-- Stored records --
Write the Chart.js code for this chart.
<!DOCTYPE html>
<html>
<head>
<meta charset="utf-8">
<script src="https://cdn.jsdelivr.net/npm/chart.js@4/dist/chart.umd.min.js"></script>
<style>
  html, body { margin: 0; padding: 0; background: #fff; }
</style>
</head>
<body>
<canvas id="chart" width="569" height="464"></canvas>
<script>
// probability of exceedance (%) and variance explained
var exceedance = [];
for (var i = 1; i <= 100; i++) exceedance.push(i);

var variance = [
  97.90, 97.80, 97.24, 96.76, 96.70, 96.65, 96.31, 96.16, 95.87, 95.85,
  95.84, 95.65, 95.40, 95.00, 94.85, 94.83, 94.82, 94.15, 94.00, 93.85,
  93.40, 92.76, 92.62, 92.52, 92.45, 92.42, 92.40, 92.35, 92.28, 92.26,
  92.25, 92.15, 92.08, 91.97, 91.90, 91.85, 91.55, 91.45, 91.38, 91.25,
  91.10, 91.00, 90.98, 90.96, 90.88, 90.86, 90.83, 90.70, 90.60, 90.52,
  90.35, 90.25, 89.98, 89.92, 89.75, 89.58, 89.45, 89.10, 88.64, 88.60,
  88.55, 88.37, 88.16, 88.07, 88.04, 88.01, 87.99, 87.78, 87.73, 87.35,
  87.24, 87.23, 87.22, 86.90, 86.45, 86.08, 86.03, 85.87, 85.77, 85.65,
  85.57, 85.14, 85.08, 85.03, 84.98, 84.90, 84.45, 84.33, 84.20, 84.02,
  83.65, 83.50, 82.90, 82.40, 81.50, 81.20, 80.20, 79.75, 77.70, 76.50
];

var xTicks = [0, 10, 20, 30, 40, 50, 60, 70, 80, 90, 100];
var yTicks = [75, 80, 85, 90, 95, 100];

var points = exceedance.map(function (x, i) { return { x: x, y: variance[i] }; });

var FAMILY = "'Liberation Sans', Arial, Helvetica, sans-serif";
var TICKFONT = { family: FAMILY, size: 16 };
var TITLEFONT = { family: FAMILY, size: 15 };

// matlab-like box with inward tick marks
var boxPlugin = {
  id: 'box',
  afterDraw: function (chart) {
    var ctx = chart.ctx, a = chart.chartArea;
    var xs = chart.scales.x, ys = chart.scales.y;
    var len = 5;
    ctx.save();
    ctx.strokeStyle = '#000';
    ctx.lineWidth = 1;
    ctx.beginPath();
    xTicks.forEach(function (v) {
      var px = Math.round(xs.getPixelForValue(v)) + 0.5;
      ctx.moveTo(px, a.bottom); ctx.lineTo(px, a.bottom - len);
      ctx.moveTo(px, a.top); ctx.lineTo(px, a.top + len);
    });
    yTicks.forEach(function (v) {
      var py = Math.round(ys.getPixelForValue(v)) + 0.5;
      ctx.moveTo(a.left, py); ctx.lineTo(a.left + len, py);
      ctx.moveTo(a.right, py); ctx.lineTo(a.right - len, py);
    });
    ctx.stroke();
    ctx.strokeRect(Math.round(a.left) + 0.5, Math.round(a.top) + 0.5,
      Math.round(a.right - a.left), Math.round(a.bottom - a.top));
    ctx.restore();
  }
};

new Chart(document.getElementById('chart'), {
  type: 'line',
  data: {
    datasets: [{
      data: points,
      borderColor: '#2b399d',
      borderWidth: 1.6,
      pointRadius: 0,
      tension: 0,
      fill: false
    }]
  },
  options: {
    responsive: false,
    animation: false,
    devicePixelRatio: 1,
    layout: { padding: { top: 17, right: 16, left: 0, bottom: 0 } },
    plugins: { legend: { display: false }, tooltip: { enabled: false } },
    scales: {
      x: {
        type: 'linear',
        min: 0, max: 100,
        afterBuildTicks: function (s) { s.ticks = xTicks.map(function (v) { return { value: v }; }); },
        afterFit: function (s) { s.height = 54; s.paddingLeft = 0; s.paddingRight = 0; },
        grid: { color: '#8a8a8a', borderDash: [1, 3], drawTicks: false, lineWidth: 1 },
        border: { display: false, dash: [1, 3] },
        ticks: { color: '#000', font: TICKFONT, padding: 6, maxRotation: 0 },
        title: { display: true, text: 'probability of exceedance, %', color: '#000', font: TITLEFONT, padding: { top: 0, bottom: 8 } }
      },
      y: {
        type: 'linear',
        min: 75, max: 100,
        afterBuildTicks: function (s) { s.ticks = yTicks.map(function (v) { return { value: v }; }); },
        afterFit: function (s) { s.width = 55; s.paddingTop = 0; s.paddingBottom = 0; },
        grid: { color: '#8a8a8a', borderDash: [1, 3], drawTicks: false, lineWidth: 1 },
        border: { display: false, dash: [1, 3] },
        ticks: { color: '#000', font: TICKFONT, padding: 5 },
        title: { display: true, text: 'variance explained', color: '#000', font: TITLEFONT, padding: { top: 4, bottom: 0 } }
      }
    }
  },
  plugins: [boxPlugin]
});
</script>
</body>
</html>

==

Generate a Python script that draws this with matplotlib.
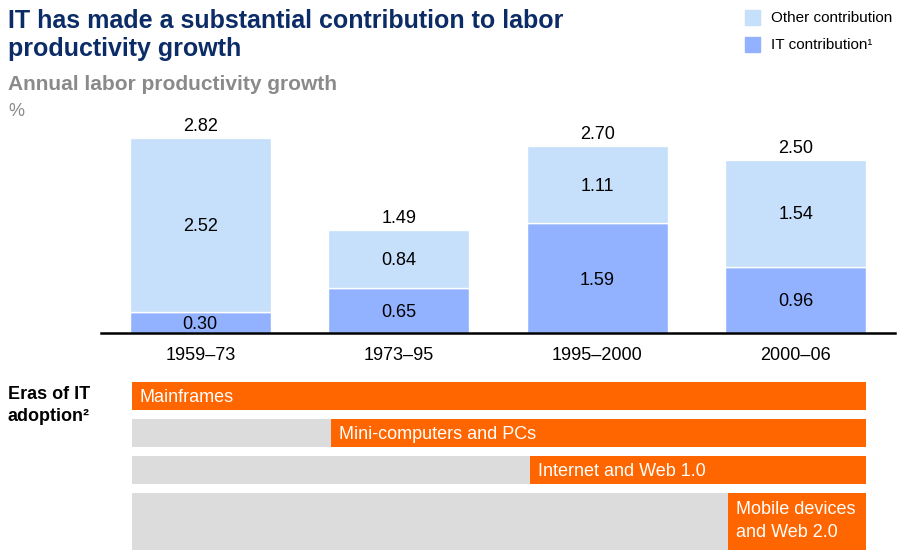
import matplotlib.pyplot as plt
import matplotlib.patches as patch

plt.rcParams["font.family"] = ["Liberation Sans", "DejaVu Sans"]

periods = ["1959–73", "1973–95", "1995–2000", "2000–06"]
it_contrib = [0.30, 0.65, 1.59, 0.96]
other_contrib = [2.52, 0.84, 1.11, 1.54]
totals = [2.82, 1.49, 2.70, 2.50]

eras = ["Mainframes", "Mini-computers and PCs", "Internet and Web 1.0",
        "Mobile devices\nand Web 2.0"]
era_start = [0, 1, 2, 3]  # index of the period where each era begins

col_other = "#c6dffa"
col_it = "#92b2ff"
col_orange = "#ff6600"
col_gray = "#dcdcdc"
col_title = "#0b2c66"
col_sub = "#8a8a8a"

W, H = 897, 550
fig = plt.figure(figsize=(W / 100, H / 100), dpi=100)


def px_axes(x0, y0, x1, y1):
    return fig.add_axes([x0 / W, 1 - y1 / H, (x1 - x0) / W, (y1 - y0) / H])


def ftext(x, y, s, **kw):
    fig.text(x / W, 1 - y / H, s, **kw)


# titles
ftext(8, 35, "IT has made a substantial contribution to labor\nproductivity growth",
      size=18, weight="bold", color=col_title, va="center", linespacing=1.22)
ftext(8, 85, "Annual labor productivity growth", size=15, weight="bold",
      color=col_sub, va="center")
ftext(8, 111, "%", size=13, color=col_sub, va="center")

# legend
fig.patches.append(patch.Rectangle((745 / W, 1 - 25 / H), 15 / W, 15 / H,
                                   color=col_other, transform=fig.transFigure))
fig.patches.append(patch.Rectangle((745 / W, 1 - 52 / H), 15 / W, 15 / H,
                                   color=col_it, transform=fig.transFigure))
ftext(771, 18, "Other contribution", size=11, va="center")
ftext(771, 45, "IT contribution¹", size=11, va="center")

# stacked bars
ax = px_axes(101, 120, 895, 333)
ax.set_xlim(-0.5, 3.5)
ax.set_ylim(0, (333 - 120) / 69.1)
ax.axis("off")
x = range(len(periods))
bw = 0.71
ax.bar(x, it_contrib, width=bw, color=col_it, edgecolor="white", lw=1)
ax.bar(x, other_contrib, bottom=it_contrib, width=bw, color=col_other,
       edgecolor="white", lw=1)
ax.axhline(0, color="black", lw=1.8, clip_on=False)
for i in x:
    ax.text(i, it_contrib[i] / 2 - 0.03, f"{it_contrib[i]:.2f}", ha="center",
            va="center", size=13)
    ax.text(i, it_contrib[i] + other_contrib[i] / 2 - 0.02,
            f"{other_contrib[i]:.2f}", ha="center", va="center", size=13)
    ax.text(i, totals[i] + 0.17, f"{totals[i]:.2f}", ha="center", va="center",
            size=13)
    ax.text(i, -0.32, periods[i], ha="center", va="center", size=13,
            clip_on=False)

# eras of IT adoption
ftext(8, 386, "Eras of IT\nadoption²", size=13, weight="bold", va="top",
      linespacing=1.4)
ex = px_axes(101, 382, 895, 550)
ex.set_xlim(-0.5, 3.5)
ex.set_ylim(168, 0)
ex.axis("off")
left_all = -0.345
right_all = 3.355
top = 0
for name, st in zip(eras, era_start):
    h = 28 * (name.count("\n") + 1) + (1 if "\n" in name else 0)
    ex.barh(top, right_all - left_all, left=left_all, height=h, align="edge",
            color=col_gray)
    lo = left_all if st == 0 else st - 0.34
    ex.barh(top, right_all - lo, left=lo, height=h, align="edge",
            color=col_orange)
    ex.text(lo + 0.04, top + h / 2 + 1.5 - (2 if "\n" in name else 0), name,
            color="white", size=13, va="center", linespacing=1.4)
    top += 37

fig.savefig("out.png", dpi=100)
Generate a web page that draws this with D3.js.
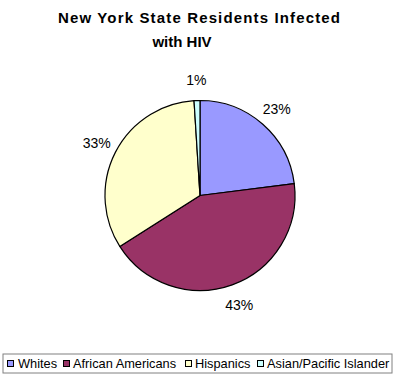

--

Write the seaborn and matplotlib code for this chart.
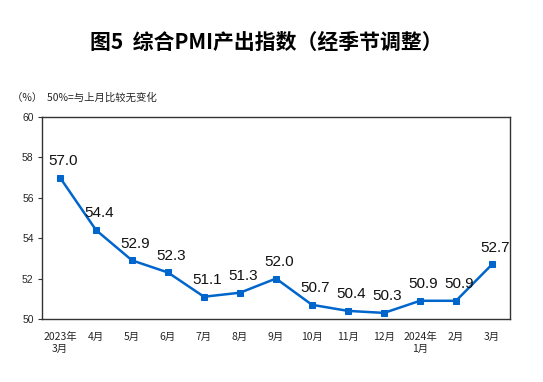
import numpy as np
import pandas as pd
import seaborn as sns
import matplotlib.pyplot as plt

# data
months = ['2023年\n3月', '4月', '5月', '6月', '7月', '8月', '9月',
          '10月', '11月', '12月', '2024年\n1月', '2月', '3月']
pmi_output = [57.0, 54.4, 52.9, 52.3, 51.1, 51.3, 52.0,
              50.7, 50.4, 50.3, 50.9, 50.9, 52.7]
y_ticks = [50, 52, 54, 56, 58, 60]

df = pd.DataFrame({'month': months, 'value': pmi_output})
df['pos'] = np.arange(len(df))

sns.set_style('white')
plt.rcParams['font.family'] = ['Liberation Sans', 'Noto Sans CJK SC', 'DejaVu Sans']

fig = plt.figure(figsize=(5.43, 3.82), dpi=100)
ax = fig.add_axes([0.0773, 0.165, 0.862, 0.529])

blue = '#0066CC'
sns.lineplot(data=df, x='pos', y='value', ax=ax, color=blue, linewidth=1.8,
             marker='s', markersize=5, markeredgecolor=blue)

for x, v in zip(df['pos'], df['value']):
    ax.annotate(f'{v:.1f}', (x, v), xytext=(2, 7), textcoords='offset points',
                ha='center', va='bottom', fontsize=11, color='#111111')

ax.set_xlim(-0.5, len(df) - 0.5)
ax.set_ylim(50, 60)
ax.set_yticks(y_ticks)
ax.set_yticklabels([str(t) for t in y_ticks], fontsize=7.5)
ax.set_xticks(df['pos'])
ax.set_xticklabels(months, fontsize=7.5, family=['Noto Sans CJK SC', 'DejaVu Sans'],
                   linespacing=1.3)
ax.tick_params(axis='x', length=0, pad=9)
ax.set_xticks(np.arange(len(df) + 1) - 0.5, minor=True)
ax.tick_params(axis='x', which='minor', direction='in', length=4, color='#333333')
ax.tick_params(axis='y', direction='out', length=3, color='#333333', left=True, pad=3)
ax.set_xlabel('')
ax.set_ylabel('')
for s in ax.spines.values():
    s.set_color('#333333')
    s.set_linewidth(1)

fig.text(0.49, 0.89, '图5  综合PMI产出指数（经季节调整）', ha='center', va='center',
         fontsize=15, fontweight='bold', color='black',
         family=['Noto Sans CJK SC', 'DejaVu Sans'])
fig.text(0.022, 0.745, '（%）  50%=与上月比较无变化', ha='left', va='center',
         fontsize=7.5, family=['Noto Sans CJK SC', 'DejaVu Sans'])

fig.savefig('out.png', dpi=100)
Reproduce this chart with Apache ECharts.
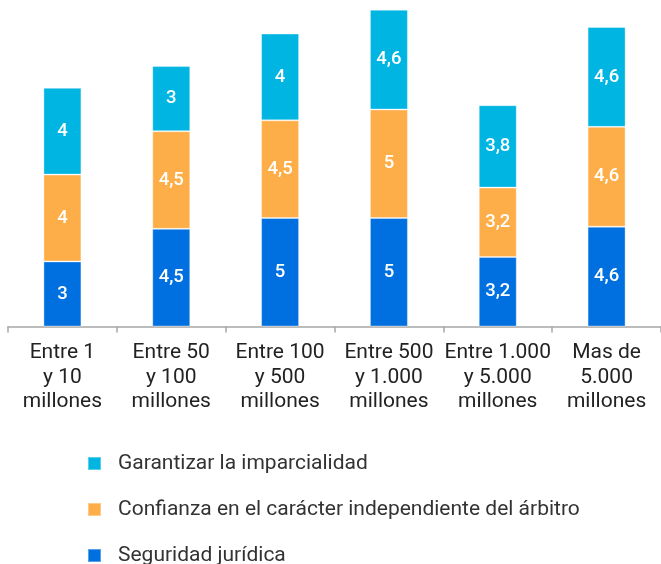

-- STATED PROBLEM --
Among the entries above, locate the line with "Write the seaborn" and the line with "marker='s', markersize=5, markeredgecolor=blue)". Give those two lines and all lines between them again, exactly, leaving out the pictures.

-- WRITTEN ANSWER --
Write the seaborn and matplotlib code for this chart.
import numpy as np
import pandas as pd
import seaborn as sns
import matplotlib.pyplot as plt

# data
months = ['2023年\n3月', '4月', '5月', '6月', '7月', '8月', '9月',
          '10月', '11月', '12月', '2024年\n1月', '2月', '3月']
pmi_output = [57.0, 54.4, 52.9, 52.3, 51.1, 51.3, 52.0,
              50.7, 50.4, 50.3, 50.9, 50.9, 52.7]
y_ticks = [50, 52, 54, 56, 58, 60]

df = pd.DataFrame({'month': months, 'value': pmi_output})
df['pos'] = np.arange(len(df))

sns.set_style('white')
plt.rcParams['font.family'] = ['Liberation Sans', 'Noto Sans CJK SC', 'DejaVu Sans']

fig = plt.figure(figsize=(5.43, 3.82), dpi=100)
ax = fig.add_axes([0.0773, 0.165, 0.862, 0.529])

blue = '#0066CC'
sns.lineplot(data=df, x='pos', y='value', ax=ax, color=blue, linewidth=1.8,
             marker='s', markersize=5, markeredgecolor=blue)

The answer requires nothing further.